Let’s say, for example, a key technical level is being hit – but it’s Friday at 3 pm. The FX market’s reaction to the key level is entirely different from when a key level is hit at 8:30 am on a Monday morning. More nuanced than this, a key level being hit at 3 pm in London on any day is different from the level being hit at 3 pm in New York. In the London case, traders still have several hours to see what the New York market will make of the development. If New York responds predictably to the key level, London traders have a new profit opportunity, although it means working late.

The New York traders do have an overlapping time zone – New Zealand opens around 3 pm New York time, Australia opens around 5 pm and Tokyo opens around 7 pm. But these are much smaller markets than London and New York, and New York traders have different work habits. They arrive at work early to partake of the London and European action, rather than staying late to join the Asian markets. The importance of the key level is far lower in New York at 3 pm on any day than at 8:30 am on any day.

Now consider which group of actors cares the most about a key level at any time of day – technical traders. After all, with algorithm-trading and pre-set electronic entries and exits, the trader doesn’t have to be physically at the trading terminal to respond to a technical event like a key level. If the key level is a match of a past benchmark high or low, or a round number, or widely publicised (like a Fibonacci level), then non-technical traders know about it, too. If the technical group responds as expected, the non-technical groups feel compelled to react, whether defensively or opportunistically.

In other words, the sets of players are interactive. Because we have so much news and chatter in the electronic age, we are all getting a great deal of information about the other players, and we are getting it 24 hours a day. A good case is when the FX newswires have reported where a big buy-side client has an option strike, often a round number. The existence of the option and its strike price is a mechanical aspect of the market and not strictly speaking technical, but the strike level is almost always set by technical considerations. It may be just past a moving average, a historical benchmark level, or some other calculation.
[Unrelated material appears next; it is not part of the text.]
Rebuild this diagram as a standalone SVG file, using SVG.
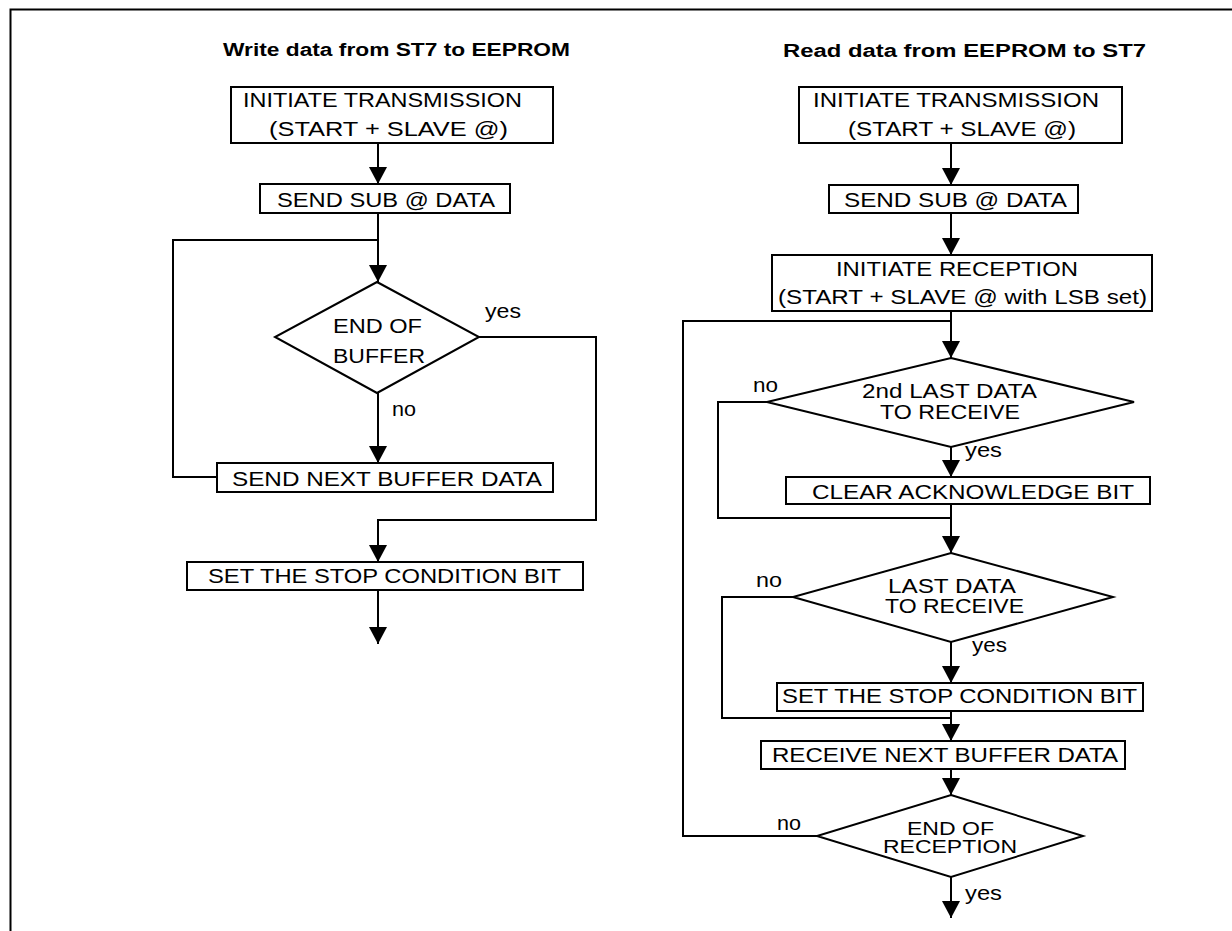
<svg xmlns="http://www.w3.org/2000/svg" width="1232" height="931" viewBox="0 0 1232 931">
<style>
  .box { fill: #fff; stroke: #000; stroke-width: 2; }
  .ln { fill: none; stroke: #000; stroke-width: 2; }
  .t { font-family: "Liberation Sans", Arial, sans-serif; font-size: 20.5px; fill: #000; }
  .td { font-family: "Liberation Sans", Arial, sans-serif; font-size: 19.5px; fill: #000; }
  .ts { font-family: "Liberation Sans", Arial, sans-serif; font-size: 18px; fill: #000; }
  .ti { font-family: "Liberation Sans", Arial, sans-serif; font-size: 18px; font-weight: bold; fill: #000; }
</style>
<defs>
  <marker id="ah" markerUnits="userSpaceOnUse" viewBox="0 0 17 18" markerWidth="17" markerHeight="18" refX="17" refY="9" orient="auto">
    <path d="M0,0 L17,9 L0,18 z" fill="#000"/>
  </marker>
</defs>
<rect x="0" y="0" width="1232" height="931" fill="#fff"/>
<path class="ln" d="M10.5,931 V9.5 H1232"/>

<text class="ti" x="223" y="56" textLength="347" lengthAdjust="spacingAndGlyphs">Write data from ST7 to EEPROM</text>
<text class="ti" x="783" y="57" textLength="363" lengthAdjust="spacingAndGlyphs">Read data from EEPROM to ST7</text>

<g id="connectors">
  <path class="ln" d="M378,143 V184" marker-end="url(#ah)"/>
  <path class="ln" d="M378,213 V282" marker-end="url(#ah)"/>
  <path class="ln" d="M217,477 H173 V240 H378"/>
  <path class="ln" d="M378,393 V463" marker-end="url(#ah)"/>
  <path class="ln" d="M479,337 H596 V520 H378 V562" marker-end="url(#ah)"/>
  <path class="ln" d="M378,590 V644" marker-end="url(#ah)"/>

  <path class="ln" d="M951,143 V185" marker-end="url(#ah)"/>
  <path class="ln" d="M951,213 V255" marker-end="url(#ah)"/>
  <path class="ln" d="M951,311 V358" marker-end="url(#ah)"/>
  <path class="ln" d="M817,836 H683 V321 H951"/>
  <path class="ln" d="M767,402 H718 V518 H951"/>
  <path class="ln" d="M951,447 V477" marker-end="url(#ah)"/>
  <path class="ln" d="M951,504 V553" marker-end="url(#ah)"/>
  <path class="ln" d="M793,597 H722 V718 H951"/>
  <path class="ln" d="M951,642 V683" marker-end="url(#ah)"/>
  <path class="ln" d="M951,711 V741" marker-end="url(#ah)"/>
  <path class="ln" d="M951,769 V795" marker-end="url(#ah)"/>
  <path class="ln" d="M951,877 V918" marker-end="url(#ah)"/>

  <text class="t" x="485" y="318" textLength="36" lengthAdjust="spacingAndGlyphs">yes</text>
  <text class="t" x="392" y="416" textLength="24" lengthAdjust="spacingAndGlyphs">no</text>
  <text class="t" x="753" y="392" textLength="25" lengthAdjust="spacingAndGlyphs">no</text>
  <text class="t" x="965" y="457" textLength="37" lengthAdjust="spacingAndGlyphs">yes</text>
  <text class="t" x="756" y="587" textLength="26" lengthAdjust="spacingAndGlyphs">no</text>
  <text class="t" x="972" y="652" textLength="35" lengthAdjust="spacingAndGlyphs">yes</text>
  <text class="t" x="777" y="830" textLength="24" lengthAdjust="spacingAndGlyphs">no</text>
  <text class="t" x="965" y="900" textLength="37" lengthAdjust="spacingAndGlyphs">yes</text>
</g>

<g id="w-init">
  <rect class="box" x="231" y="87" width="322" height="56"/>
  <text class="t" x="243" y="107" textLength="279" lengthAdjust="spacingAndGlyphs">INITIATE TRANSMISSION</text>
  <text class="t" x="269" y="136" textLength="239" lengthAdjust="spacingAndGlyphs">(START + SLAVE @)</text>
</g>
<g id="w-sub">
  <rect class="box" x="260" y="184" width="250" height="29"/>
  <text class="t" x="277" y="207" textLength="218" lengthAdjust="spacingAndGlyphs">SEND SUB @ DATA</text>
</g>
<g id="w-endbuf">
  <polygon class="box" points="377,282 479,337 377,393 275,337"/>
  <text class="t" x="333" y="333" textLength="89" lengthAdjust="spacingAndGlyphs">END OF</text>
  <text class="t" x="333" y="363" textLength="92" lengthAdjust="spacingAndGlyphs">BUFFER</text>
</g>
<g id="w-next">
  <rect class="box" x="217" y="463" width="336" height="29"/>
  <text class="t" x="232" y="486" textLength="310" lengthAdjust="spacingAndGlyphs">SEND NEXT BUFFER DATA</text>
</g>
<g id="w-stop">
  <rect class="box" x="187" y="562" width="396" height="28"/>
  <text class="t" x="208" y="583" textLength="353" lengthAdjust="spacingAndGlyphs">SET THE STOP CONDITION BIT</text>
</g>

<g id="r-init">
  <rect class="box" x="799" y="87" width="323" height="56"/>
  <text class="t" x="813" y="107" textLength="286" lengthAdjust="spacingAndGlyphs">INITIATE TRANSMISSION</text>
  <text class="t" x="848" y="136" textLength="228" lengthAdjust="spacingAndGlyphs">(START + SLAVE @)</text>
</g>
<g id="r-sub">
  <rect class="box" x="829" y="185" width="249" height="28"/>
  <text class="t" x="844" y="207" textLength="223" lengthAdjust="spacingAndGlyphs">SEND SUB @ DATA</text>
</g>
<g id="r-rec">
  <rect class="box" x="772" y="255" width="380" height="56"/>
  <text class="t" x="836" y="276" textLength="242" lengthAdjust="spacingAndGlyphs">INITIATE RECEPTION</text>
  <text class="t" x="778" y="304" textLength="369" lengthAdjust="spacingAndGlyphs">(START + SLAVE @ with LSB set)</text>
</g>
<g id="r-2nd">
  <polygon class="box" points="951,358 1134,402 951,447 767,402"/>
  <text class="td" x="862" y="398" textLength="175" lengthAdjust="spacingAndGlyphs">2nd LAST DATA</text>
  <text class="td" x="880" y="418.5" textLength="140" lengthAdjust="spacingAndGlyphs">TO RECEIVE</text>
</g>
<g id="r-clear">
  <rect class="box" x="786" y="477" width="364" height="27"/>
  <text class="t" x="812" y="498.5" textLength="322" lengthAdjust="spacingAndGlyphs">CLEAR ACKNOWLEDGE BIT</text>
</g>
<g id="r-last">
  <polygon class="box" points="951,553 1113,597 951,642 793,597"/>
  <text class="td" x="888" y="592.5" textLength="128" lengthAdjust="spacingAndGlyphs">LAST DATA</text>
  <text class="td" x="885" y="612.5" textLength="139" lengthAdjust="spacingAndGlyphs">TO RECEIVE</text>
</g>
<g id="r-stop">
  <rect class="box" x="777" y="683" width="366" height="28"/>
  <text class="t" x="782" y="703" textLength="355" lengthAdjust="spacingAndGlyphs">SET THE STOP CONDITION BIT</text>
</g>
<g id="r-next">
  <rect class="box" x="761" y="741" width="364" height="28"/>
  <text class="t" x="772" y="762" textLength="346" lengthAdjust="spacingAndGlyphs">RECEIVE NEXT BUFFER DATA</text>
</g>
<g id="r-end">
  <polygon class="box" points="951,795 1083,836 951,877 817,836"/>
  <text class="ts" x="907" y="834.5" textLength="87" lengthAdjust="spacingAndGlyphs">END OF</text>
  <text class="ts" x="883" y="853" textLength="134" lengthAdjust="spacingAndGlyphs">RECEPTION</text>
</g>
</svg>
The financial institution that wrote the option will have hedged at least part of its position (although not all, or it wouldn’t make a profit on the transaction), but still probably prefers not to have to pay up, while other market players know that a failed test of the level opens the door for a big move in the opposite direction of the strike. This is a case in which the widespread knowledge of the option strike is the top factor and it would take a big event in the macroeconomic world to overwhelm it.